------ INFORMATION GIVEN ------
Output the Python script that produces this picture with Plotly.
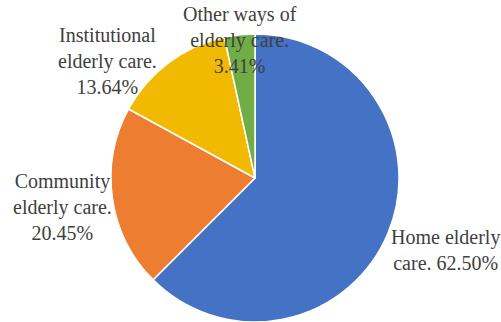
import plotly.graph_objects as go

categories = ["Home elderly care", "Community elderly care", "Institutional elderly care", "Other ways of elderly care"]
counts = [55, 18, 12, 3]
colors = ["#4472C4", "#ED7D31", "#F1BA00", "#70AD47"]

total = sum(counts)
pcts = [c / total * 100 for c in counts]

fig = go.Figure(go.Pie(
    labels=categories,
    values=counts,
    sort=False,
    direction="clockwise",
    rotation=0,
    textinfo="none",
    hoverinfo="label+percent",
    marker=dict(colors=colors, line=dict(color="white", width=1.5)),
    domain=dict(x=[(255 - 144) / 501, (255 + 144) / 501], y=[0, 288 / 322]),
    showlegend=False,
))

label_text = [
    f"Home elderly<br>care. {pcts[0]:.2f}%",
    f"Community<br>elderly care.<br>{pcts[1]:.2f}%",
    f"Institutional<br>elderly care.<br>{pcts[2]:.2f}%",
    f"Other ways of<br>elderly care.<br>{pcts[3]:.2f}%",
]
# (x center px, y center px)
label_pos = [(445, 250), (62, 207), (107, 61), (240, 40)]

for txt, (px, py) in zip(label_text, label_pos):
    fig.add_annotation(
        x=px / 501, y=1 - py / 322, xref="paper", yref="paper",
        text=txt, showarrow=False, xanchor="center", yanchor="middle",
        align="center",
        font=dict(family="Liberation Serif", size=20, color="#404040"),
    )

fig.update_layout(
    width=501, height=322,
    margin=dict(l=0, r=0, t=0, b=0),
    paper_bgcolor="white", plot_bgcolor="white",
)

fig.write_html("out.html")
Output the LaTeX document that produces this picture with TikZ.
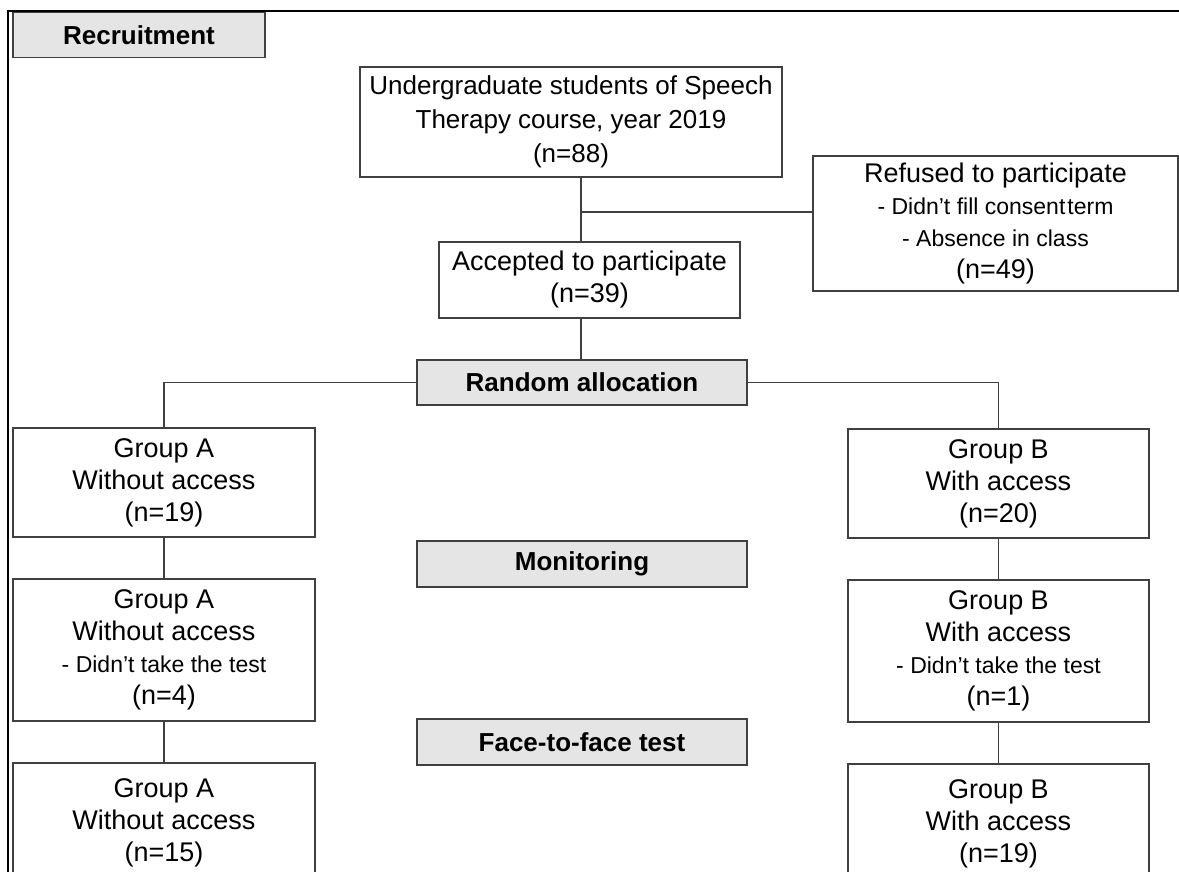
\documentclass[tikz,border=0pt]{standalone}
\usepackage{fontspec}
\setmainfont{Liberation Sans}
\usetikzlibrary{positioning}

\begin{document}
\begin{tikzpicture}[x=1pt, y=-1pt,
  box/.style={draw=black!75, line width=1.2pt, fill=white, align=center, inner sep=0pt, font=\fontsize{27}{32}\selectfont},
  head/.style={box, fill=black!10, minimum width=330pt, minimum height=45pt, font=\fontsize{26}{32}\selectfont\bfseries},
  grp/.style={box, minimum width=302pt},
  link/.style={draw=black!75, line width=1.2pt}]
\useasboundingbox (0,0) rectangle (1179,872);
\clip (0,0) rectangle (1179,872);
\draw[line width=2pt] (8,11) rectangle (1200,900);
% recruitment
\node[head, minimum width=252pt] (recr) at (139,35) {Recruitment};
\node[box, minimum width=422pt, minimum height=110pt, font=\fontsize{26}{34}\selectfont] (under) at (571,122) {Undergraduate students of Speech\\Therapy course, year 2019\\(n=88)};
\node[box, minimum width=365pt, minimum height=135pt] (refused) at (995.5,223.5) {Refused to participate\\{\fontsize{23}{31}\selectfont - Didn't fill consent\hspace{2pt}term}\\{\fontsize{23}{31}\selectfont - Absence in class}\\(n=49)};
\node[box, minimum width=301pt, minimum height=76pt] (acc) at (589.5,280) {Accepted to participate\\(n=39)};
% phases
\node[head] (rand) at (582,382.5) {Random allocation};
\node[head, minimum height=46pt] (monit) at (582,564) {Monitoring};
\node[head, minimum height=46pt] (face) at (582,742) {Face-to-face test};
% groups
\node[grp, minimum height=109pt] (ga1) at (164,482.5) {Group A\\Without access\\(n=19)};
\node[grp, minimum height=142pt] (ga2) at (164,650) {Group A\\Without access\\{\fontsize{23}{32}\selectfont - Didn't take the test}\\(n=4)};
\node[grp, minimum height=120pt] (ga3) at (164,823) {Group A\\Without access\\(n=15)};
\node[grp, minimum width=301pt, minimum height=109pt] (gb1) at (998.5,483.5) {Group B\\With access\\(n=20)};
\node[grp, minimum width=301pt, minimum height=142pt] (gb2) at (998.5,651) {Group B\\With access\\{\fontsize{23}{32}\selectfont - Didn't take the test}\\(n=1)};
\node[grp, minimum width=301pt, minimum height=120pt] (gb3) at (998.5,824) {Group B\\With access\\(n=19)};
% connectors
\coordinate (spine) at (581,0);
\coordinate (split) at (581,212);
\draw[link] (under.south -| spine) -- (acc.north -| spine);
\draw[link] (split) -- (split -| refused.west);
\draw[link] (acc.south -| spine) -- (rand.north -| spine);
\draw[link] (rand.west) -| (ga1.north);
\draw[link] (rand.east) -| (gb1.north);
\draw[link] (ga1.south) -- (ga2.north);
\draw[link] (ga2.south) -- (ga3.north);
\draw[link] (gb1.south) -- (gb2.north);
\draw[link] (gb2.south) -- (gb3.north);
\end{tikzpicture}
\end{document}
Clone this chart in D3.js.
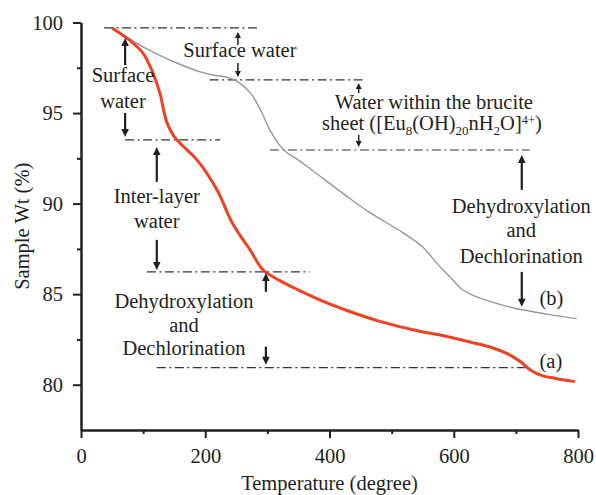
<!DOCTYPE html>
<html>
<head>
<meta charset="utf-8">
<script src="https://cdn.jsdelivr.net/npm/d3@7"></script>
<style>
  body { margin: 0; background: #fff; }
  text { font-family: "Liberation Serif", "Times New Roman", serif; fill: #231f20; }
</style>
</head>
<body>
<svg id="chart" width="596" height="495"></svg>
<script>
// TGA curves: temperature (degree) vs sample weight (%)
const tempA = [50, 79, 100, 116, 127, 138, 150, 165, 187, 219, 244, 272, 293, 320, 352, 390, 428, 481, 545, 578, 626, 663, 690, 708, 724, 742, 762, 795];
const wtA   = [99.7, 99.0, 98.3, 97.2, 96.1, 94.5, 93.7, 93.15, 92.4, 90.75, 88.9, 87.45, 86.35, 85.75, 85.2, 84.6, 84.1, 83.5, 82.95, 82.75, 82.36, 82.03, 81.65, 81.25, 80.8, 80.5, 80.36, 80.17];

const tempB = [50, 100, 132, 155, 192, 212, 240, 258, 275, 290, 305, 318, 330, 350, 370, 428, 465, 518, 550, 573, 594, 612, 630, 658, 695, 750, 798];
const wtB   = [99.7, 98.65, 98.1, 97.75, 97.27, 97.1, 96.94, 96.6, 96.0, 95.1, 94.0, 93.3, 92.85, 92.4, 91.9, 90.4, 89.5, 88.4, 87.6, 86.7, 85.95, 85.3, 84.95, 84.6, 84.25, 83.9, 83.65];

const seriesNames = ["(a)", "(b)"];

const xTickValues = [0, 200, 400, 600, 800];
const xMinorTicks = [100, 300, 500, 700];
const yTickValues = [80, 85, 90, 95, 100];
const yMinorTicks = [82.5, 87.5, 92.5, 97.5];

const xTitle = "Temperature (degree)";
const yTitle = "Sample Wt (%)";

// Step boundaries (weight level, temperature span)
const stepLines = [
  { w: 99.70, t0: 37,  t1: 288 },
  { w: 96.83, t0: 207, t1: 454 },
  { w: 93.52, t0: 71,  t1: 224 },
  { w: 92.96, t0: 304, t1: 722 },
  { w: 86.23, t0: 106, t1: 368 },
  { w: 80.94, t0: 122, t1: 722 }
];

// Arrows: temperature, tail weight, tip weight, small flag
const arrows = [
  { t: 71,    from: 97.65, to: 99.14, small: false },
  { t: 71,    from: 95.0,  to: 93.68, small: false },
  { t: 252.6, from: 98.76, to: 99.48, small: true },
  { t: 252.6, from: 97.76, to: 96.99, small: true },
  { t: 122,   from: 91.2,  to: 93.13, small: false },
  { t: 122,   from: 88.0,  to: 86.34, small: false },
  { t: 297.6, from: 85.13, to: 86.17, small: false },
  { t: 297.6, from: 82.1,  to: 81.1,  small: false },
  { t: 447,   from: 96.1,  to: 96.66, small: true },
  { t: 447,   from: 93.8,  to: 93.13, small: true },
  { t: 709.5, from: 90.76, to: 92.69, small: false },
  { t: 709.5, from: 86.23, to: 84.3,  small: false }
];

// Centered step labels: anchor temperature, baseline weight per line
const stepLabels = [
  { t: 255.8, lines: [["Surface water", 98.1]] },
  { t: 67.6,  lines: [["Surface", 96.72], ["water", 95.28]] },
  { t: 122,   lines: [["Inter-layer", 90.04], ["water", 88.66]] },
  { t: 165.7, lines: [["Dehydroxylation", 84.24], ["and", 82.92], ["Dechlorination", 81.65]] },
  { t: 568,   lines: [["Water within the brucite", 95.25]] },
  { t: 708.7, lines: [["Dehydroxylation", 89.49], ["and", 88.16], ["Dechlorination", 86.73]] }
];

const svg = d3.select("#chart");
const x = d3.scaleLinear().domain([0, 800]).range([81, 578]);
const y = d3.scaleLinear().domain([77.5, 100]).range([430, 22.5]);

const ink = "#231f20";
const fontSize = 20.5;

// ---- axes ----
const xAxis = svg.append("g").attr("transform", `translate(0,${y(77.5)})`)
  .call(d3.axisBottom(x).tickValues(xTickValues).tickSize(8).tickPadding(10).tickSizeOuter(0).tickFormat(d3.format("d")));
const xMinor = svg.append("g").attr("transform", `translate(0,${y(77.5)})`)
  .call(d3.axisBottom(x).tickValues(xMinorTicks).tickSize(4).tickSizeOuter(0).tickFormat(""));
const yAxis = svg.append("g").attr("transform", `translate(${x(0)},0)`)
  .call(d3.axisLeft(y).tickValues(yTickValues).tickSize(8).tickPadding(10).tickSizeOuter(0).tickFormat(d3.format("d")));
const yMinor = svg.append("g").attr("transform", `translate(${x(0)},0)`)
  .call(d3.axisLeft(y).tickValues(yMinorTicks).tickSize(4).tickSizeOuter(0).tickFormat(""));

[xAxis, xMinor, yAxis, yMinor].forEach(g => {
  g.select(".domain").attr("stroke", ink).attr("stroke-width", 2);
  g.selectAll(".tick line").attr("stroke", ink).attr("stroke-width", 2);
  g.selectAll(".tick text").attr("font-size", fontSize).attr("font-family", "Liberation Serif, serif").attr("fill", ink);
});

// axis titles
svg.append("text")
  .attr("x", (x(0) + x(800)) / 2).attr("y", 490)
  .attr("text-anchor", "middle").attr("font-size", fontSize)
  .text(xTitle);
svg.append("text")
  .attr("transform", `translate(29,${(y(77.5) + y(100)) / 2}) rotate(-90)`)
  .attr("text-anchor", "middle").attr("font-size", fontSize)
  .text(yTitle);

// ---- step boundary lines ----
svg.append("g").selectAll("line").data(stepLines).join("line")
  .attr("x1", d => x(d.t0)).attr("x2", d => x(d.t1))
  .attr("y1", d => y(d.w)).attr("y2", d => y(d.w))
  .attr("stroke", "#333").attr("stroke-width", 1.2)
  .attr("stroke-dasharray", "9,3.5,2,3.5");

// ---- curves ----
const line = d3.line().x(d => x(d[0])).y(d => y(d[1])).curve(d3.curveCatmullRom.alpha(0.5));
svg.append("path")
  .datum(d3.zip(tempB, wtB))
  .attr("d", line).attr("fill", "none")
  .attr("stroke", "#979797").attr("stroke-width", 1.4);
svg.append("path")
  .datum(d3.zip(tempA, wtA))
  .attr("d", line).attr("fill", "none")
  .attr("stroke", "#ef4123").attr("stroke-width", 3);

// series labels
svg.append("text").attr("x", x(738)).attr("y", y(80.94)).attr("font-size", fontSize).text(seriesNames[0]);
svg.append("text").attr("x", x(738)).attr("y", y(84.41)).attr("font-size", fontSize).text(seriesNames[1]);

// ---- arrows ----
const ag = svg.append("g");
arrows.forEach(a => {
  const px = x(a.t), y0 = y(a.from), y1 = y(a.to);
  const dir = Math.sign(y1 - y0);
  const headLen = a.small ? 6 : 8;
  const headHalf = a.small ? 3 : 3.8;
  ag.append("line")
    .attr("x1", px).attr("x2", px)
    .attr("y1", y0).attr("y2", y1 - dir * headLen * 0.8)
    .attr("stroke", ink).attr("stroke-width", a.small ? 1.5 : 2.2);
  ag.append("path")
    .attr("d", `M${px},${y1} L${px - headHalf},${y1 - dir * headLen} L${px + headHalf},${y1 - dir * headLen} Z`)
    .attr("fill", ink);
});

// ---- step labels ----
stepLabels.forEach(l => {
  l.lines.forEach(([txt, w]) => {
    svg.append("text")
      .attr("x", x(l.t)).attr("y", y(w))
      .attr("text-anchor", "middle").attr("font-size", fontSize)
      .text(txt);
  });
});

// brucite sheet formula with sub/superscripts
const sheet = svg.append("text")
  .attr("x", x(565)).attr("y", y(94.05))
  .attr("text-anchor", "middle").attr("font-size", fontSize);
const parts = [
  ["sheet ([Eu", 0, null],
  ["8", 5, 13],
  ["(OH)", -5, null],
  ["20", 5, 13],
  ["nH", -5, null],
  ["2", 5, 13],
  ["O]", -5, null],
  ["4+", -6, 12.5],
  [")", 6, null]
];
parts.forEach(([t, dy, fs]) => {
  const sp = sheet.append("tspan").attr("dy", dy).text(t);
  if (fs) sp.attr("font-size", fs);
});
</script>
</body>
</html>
------
▶ _PROBLEM TO WORK ON_: Repeat only the lines between the start of the data and the line with "pcts = [c / total * 100 for c in counts]", including those two lines, and skip the pictures.

▶ _SOLUTION FOR THIS TASK_:
Output the Python script that produces this picture with Plotly.
import plotly.graph_objects as go

categories = ["Home elderly care", "Community elderly care", "Institutional elderly care", "Other ways of elderly care"]
counts = [55, 18, 12, 3]
colors = ["#4472C4", "#ED7D31", "#F1BA00", "#70AD47"]

total = sum(counts)
pcts = [c / total * 100 for c in counts]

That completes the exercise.